--- START Data shown ---

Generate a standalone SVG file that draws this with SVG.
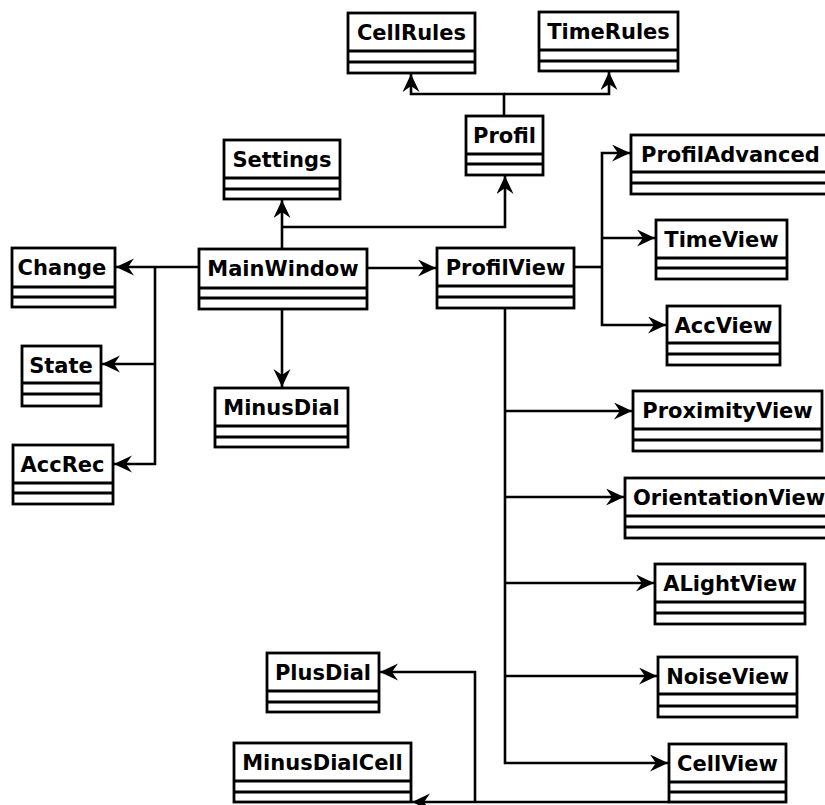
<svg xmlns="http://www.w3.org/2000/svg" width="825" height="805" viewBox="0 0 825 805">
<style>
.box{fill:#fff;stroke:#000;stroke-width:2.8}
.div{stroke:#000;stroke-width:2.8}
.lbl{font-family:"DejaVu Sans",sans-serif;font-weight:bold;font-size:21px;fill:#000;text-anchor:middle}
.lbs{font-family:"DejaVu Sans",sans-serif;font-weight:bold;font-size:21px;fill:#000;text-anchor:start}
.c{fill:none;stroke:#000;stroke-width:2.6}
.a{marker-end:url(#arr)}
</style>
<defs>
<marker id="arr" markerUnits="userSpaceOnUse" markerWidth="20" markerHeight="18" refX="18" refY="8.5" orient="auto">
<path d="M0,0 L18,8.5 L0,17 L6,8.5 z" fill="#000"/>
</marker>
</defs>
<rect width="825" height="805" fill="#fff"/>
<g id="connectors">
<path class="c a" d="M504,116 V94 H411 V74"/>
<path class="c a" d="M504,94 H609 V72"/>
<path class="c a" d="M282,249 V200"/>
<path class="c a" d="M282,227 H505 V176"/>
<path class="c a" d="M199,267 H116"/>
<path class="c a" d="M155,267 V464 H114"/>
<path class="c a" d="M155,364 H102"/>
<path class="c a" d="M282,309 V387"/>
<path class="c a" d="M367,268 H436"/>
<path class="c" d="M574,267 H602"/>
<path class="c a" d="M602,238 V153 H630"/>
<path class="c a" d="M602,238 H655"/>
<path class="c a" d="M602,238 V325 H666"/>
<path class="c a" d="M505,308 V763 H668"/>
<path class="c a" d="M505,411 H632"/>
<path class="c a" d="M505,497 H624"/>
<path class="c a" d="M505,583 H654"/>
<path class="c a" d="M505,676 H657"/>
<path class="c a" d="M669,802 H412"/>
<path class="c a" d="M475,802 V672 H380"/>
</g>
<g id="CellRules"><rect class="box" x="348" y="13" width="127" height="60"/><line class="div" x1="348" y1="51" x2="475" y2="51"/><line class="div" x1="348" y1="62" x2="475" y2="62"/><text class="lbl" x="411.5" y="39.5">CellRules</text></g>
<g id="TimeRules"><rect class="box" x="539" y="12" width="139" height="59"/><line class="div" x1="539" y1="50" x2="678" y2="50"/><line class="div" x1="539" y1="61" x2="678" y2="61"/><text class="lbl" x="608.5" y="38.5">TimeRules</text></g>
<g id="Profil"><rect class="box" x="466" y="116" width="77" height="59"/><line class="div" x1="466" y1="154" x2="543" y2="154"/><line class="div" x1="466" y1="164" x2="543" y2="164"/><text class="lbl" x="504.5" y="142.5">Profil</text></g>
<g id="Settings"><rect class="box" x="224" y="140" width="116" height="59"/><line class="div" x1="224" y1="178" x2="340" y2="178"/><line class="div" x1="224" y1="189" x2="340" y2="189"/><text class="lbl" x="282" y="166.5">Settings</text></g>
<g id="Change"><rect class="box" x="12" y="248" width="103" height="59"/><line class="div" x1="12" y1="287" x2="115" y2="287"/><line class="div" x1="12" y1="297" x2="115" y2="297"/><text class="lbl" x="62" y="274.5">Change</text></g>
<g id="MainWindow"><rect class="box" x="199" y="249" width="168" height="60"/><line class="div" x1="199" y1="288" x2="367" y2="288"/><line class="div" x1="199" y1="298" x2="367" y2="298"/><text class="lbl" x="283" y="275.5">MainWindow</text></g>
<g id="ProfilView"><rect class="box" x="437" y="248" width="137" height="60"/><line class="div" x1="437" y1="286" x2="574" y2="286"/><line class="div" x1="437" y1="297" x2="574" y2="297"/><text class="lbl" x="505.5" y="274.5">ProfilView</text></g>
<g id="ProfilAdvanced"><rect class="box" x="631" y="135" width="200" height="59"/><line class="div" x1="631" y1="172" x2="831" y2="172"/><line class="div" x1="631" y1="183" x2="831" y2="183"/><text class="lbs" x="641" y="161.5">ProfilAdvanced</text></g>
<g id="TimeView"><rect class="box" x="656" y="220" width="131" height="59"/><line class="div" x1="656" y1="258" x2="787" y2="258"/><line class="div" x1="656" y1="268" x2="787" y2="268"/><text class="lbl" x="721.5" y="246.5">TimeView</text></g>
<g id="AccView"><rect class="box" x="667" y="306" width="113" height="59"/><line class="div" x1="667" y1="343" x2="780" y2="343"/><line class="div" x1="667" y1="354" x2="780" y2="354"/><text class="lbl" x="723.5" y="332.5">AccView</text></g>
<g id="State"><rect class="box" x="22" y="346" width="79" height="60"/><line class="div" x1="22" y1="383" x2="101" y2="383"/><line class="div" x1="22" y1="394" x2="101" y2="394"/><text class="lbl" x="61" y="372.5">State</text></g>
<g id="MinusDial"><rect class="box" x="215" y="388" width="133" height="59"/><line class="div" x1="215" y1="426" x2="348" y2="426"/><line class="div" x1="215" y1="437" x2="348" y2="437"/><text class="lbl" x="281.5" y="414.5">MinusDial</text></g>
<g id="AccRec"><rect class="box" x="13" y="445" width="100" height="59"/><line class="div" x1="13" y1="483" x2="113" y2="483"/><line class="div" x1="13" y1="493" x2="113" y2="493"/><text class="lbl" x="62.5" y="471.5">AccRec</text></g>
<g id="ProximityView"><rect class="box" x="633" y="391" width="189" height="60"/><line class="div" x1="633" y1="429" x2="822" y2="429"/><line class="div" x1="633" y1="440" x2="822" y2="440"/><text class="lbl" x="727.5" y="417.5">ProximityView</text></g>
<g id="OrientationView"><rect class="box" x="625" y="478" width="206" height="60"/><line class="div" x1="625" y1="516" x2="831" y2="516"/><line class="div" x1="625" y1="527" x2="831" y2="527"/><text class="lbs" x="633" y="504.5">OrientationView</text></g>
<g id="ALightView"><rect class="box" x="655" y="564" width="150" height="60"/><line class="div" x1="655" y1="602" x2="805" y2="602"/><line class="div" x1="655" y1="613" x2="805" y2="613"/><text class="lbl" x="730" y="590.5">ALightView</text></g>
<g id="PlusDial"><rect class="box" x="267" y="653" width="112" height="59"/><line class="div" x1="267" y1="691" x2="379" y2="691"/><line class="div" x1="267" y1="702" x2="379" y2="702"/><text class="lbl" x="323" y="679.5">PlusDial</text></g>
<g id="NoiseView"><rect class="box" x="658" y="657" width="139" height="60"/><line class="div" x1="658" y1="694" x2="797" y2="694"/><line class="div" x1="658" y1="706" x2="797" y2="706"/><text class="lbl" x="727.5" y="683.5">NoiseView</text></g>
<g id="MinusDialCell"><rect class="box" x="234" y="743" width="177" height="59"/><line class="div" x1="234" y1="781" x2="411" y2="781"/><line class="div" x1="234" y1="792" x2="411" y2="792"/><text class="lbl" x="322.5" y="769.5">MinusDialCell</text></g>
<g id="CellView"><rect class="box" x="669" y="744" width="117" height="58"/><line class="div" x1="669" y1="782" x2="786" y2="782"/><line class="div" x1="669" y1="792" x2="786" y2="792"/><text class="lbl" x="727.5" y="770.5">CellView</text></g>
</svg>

--- END Data shown ---

Exercise:
Reproduce the data word for word, excluding its pictures.

The completed task:
Generate a standalone SVG file that draws this with SVG.
<svg xmlns="http://www.w3.org/2000/svg" width="825" height="805" viewBox="0 0 825 805">
<style>
.box{fill:#fff;stroke:#000;stroke-width:2.8}
.div{stroke:#000;stroke-width:2.8}
.lbl{font-family:"DejaVu Sans",sans-serif;font-weight:bold;font-size:21px;fill:#000;text-anchor:middle}
.lbs{font-family:"DejaVu Sans",sans-serif;font-weight:bold;font-size:21px;fill:#000;text-anchor:start}
.c{fill:none;stroke:#000;stroke-width:2.6}
.a{marker-end:url(#arr)}
</style>
<defs>
<marker id="arr" markerUnits="userSpaceOnUse" markerWidth="20" markerHeight="18" refX="18" refY="8.5" orient="auto">
<path d="M0,0 L18,8.5 L0,17 L6,8.5 z" fill="#000"/>
</marker>
</defs>
<rect width="825" height="805" fill="#fff"/>
<g id="connectors">
<path class="c a" d="M504,116 V94 H411 V74"/>
<path class="c a" d="M504,94 H609 V72"/>
<path class="c a" d="M282,249 V200"/>
<path class="c a" d="M282,227 H505 V176"/>
<path class="c a" d="M199,267 H116"/>
<path class="c a" d="M155,267 V464 H114"/>
<path class="c a" d="M155,364 H102"/>
<path class="c a" d="M282,309 V387"/>
<path class="c a" d="M367,268 H436"/>
<path class="c" d="M574,267 H602"/>
<path class="c a" d="M602,238 V153 H630"/>
<path class="c a" d="M602,238 H655"/>
<path class="c a" d="M602,238 V325 H666"/>
<path class="c a" d="M505,308 V763 H668"/>
<path class="c a" d="M505,411 H632"/>
<path class="c a" d="M505,497 H624"/>
<path class="c a" d="M505,583 H654"/>
<path class="c a" d="M505,676 H657"/>
<path class="c a" d="M669,802 H412"/>
<path class="c a" d="M475,802 V672 H380"/>
</g>
<g id="CellRules"><rect class="box" x="348" y="13" width="127" height="60"/><line class="div" x1="348" y1="51" x2="475" y2="51"/><line class="div" x1="348" y1="62" x2="475" y2="62"/><text class="lbl" x="411.5" y="39.5">CellRules</text></g>
<g id="TimeRules"><rect class="box" x="539" y="12" width="139" height="59"/><line class="div" x1="539" y1="50" x2="678" y2="50"/><line class="div" x1="539" y1="61" x2="678" y2="61"/><text class="lbl" x="608.5" y="38.5">TimeRules</text></g>
<g id="Profil"><rect class="box" x="466" y="116" width="77" height="59"/><line class="div" x1="466" y1="154" x2="543" y2="154"/><line class="div" x1="466" y1="164" x2="543" y2="164"/><text class="lbl" x="504.5" y="142.5">Profil</text></g>
<g id="Settings"><rect class="box" x="224" y="140" width="116" height="59"/><line class="div" x1="224" y1="178" x2="340" y2="178"/><line class="div" x1="224" y1="189" x2="340" y2="189"/><text class="lbl" x="282" y="166.5">Settings</text></g>
<g id="Change"><rect class="box" x="12" y="248" width="103" height="59"/><line class="div" x1="12" y1="287" x2="115" y2="287"/><line class="div" x1="12" y1="297" x2="115" y2="297"/><text class="lbl" x="62" y="274.5">Change</text></g>
<g id="MainWindow"><rect class="box" x="199" y="249" width="168" height="60"/><line class="div" x1="199" y1="288" x2="367" y2="288"/><line class="div" x1="199" y1="298" x2="367" y2="298"/><text class="lbl" x="283" y="275.5">MainWindow</text></g>
<g id="ProfilView"><rect class="box" x="437" y="248" width="137" height="60"/><line class="div" x1="437" y1="286" x2="574" y2="286"/><line class="div" x1="437" y1="297" x2="574" y2="297"/><text class="lbl" x="505.5" y="274.5">ProfilView</text></g>
<g id="ProfilAdvanced"><rect class="box" x="631" y="135" width="200" height="59"/><line class="div" x1="631" y1="172" x2="831" y2="172"/><line class="div" x1="631" y1="183" x2="831" y2="183"/><text class="lbs" x="641" y="161.5">ProfilAdvanced</text></g>
<g id="TimeView"><rect class="box" x="656" y="220" width="131" height="59"/><line class="div" x1="656" y1="258" x2="787" y2="258"/><line class="div" x1="656" y1="268" x2="787" y2="268"/><text class="lbl" x="721.5" y="246.5">TimeView</text></g>
<g id="AccView"><rect class="box" x="667" y="306" width="113" height="59"/><line class="div" x1="667" y1="343" x2="780" y2="343"/><line class="div" x1="667" y1="354" x2="780" y2="354"/><text class="lbl" x="723.5" y="332.5">AccView</text></g>
<g id="State"><rect class="box" x="22" y="346" width="79" height="60"/><line class="div" x1="22" y1="383" x2="101" y2="383"/><line class="div" x1="22" y1="394" x2="101" y2="394"/><text class="lbl" x="61" y="372.5">State</text></g>
<g id="MinusDial"><rect class="box" x="215" y="388" width="133" height="59"/><line class="div" x1="215" y1="426" x2="348" y2="426"/><line class="div" x1="215" y1="437" x2="348" y2="437"/><text class="lbl" x="281.5" y="414.5">MinusDial</text></g>
<g id="AccRec"><rect class="box" x="13" y="445" width="100" height="59"/><line class="div" x1="13" y1="483" x2="113" y2="483"/><line class="div" x1="13" y1="493" x2="113" y2="493"/><text class="lbl" x="62.5" y="471.5">AccRec</text></g>
<g id="ProximityView"><rect class="box" x="633" y="391" width="189" height="60"/><line class="div" x1="633" y1="429" x2="822" y2="429"/><line class="div" x1="633" y1="440" x2="822" y2="440"/><text class="lbl" x="727.5" y="417.5">ProximityView</text></g>
<g id="OrientationView"><rect class="box" x="625" y="478" width="206" height="60"/><line class="div" x1="625" y1="516" x2="831" y2="516"/><line class="div" x1="625" y1="527" x2="831" y2="527"/><text class="lbs" x="633" y="504.5">OrientationView</text></g>
<g id="ALightView"><rect class="box" x="655" y="564" width="150" height="60"/><line class="div" x1="655" y1="602" x2="805" y2="602"/><line class="div" x1="655" y1="613" x2="805" y2="613"/><text class="lbl" x="730" y="590.5">ALightView</text></g>
<g id="PlusDial"><rect class="box" x="267" y="653" width="112" height="59"/><line class="div" x1="267" y1="691" x2="379" y2="691"/><line class="div" x1="267" y1="702" x2="379" y2="702"/><text class="lbl" x="323" y="679.5">PlusDial</text></g>
<g id="NoiseView"><rect class="box" x="658" y="657" width="139" height="60"/><line class="div" x1="658" y1="694" x2="797" y2="694"/><line class="div" x1="658" y1="706" x2="797" y2="706"/><text class="lbl" x="727.5" y="683.5">NoiseView</text></g>
<g id="MinusDialCell"><rect class="box" x="234" y="743" width="177" height="59"/><line class="div" x1="234" y1="781" x2="411" y2="781"/><line class="div" x1="234" y1="792" x2="411" y2="792"/><text class="lbl" x="322.5" y="769.5">MinusDialCell</text></g>
<g id="CellView"><rect class="box" x="669" y="744" width="117" height="58"/><line class="div" x1="669" y1="782" x2="786" y2="782"/><line class="div" x1="669" y1="792" x2="786" y2="792"/><text class="lbl" x="727.5" y="770.5">CellView</text></g>
</svg>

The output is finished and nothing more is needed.